Zwiesel. Der ganz große Knall ist ausgeblieben – zumindest wenn man die bundesweite Aufmerksamkeit als Maßstab nimmt. Nicht „Grand Dame“ Gloria Gray ist Nachfolgerin von Franz Xaver Steininger (FXS) im Zwieseler Rathaus geworden, sondern Karl-Heinz Eppinger. Der SPD-Mann überholte die parteifreie Kreisrätin, die nach dem ersten Wahldurchgang noch vorne lag, doch noch – und konnte sich mit 53,97 Prozent durchsetzen. Was bedeutet das nun für die von Krisen gebeutelte Glasstadt, die in den vergangenen Jahren mit kommunalpolitischem Hickhack für Schlagzeilen sorgte? Hat sie eine große Chance für einen Neustart verpasst? Oder kehrt nun endlich Ruhe ein?
Was die Außenwirkung betrifft, hätte Gloria Gray – zumindest kurzfristig – wohl mehr erreicht für Zwiesel. Wäre die Entertainerin mit trans-identitärer Vergangenheit zur Bürgermeisterin gewählt worden, wären heute bundesweit die Gazetten voll mit dem Konterfei des blonden Paradiesvogels gewesen. Allen voran natürlich die Boulevard-Blätter, die natürlich schillernd und bunt mit der schillernden und bunten Rathaus-Chefin aufgemacht hätten. Diese Gratis-Werbung für Zwiesel in millionenfacher Auflage bleibt also aus. Genauso Grays Ideen vom Streichel-Zoo im Stadtpark, der „Z-Town“ für Jugendliche oder dem schönsten Bushäusl im Bayerwald. Sie hätte wohl vieles so angepackt, wie es für eine Bürgermeisterin wohl eher unüblich gewesen wäre (Stichwort: Frischer Wind!). Allerdings: Ist das nun gut oder schlecht?
Haben die Zwieseler den Glauben an ihre Stadtpolitik verloren?
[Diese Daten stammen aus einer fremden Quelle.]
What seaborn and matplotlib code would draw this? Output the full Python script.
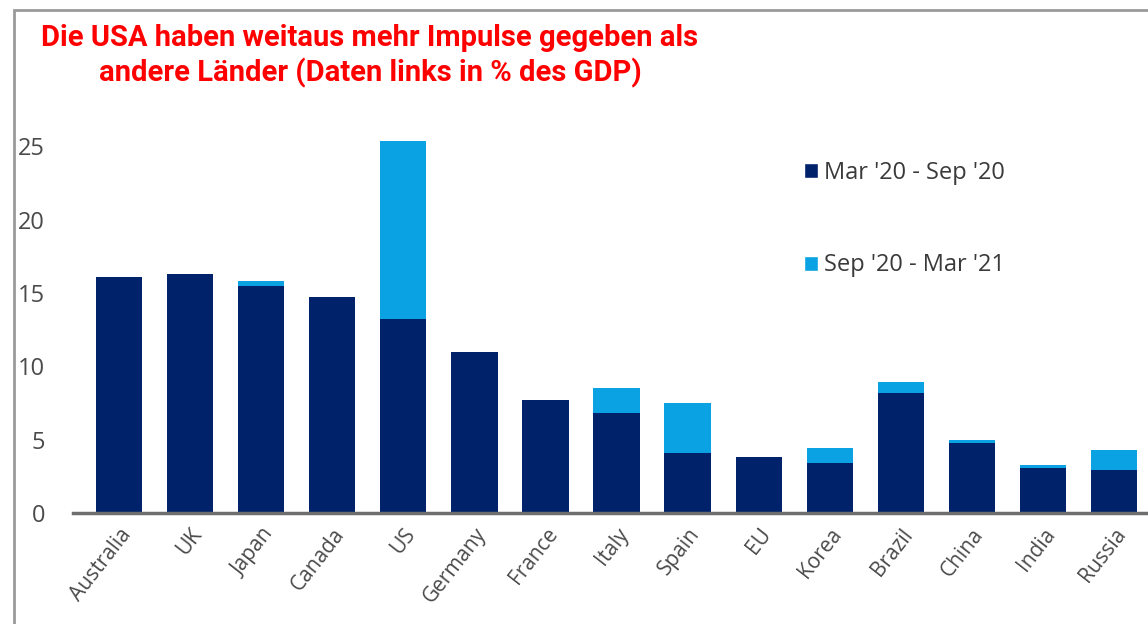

Während weit über die Regener Landkreisgrenzen hinaus seit dem ersten Wahldurchgang am 4. Dezember das mediale Rampenlicht eben wegen Gloria Gray auf die Glasstadt gerichtet war, hatten die Bürger selbst offensichtlich nur wenig Interesse daran zu bestimmen, wer künftig die Zügel in ihrer Kommune in der Hand hält. Bei der Stichwahl lag die Wahlbeteiligung nur bei 57,05 Prozent – und wies somit einen ähnlich schwachen Wert wie vor zwei Wochen (61,02 Prozent) auf. Haben die Zwieseler den Glauben nach der FXS-Ära an die Stadtpolitik endgültig verloren? Oder war das personelle Angebot derart unattraktiv, dass es keiner in Anspruch nehmen wollte? Darüber darf spekuliert werden.
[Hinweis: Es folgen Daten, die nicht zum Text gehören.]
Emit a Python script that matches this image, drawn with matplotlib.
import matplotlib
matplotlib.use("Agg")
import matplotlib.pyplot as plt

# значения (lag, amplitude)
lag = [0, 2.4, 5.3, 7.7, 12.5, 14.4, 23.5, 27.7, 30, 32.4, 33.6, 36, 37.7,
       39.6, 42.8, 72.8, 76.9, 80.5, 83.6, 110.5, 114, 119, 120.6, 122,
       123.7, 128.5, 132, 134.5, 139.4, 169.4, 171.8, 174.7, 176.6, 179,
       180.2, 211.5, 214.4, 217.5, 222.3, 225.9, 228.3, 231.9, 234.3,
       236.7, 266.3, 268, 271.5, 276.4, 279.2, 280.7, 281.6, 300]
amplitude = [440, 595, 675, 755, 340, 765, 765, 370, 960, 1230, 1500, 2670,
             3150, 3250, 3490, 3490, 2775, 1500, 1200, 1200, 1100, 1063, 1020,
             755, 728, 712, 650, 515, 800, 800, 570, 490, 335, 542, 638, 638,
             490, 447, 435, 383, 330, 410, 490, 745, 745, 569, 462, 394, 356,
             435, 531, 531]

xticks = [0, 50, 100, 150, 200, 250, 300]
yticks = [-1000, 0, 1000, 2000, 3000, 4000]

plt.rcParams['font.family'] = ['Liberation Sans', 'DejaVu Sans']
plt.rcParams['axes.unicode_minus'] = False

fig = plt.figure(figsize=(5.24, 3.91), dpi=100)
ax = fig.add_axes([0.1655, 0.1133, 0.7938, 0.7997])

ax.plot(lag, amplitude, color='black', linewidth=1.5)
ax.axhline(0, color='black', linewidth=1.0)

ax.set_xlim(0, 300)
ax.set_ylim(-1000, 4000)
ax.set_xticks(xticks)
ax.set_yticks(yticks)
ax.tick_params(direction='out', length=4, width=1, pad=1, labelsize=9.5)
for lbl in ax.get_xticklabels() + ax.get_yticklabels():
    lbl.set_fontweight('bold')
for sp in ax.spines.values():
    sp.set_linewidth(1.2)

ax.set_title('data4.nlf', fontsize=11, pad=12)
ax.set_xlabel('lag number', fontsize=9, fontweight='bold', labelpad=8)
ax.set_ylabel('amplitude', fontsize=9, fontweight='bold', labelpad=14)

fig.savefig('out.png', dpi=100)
Nun also Karl-Heinz Eppinger. Auf den ersten Blick die solidere Lösung, die ähnlich wie seine Mitbewerber Kagerbauer, Schlüter und Haase im sportlichen Bereich beheimatet ist. Der 50-Jährige braucht sich nun jedenfalls nicht mit unzähligen, nach Sensationen gierenden Journalisten von Irgendwoher auseinandersetzen. Er kann sich bis zum Start als Rathaus-Chef am 23. Februar 2022 voll und ganz auf die da kommenden Kernaufgaben einstimmen und sich überlegen, wie er seine Ziele umsetzen kann. Allerdings: Ist das nun gut oder schlecht?
Also doch ein Neustart?
Antworten auf die Fragen, die sich nach der Zwiesel-Wahl auftun, wird es erst nach einiger Zeit geben. Politische Erfahrung hat Karl-Heinz Eppinger wenig bis gar nicht vorzuweisen – noch weniger als Gloria Gray, die immerhin dem Kreisrat angehört. Zwiesel hat sich scheinbar bewusst dafür entschieden, auf „Stallgeruch“ zu verzichten, den vor allem Jens Schlüter verbreitet hätte. Also gibt’s mit Karl-Heinz Eppinger nun doch einen Neustart? Oder tatsächlich eine verpasste Chance?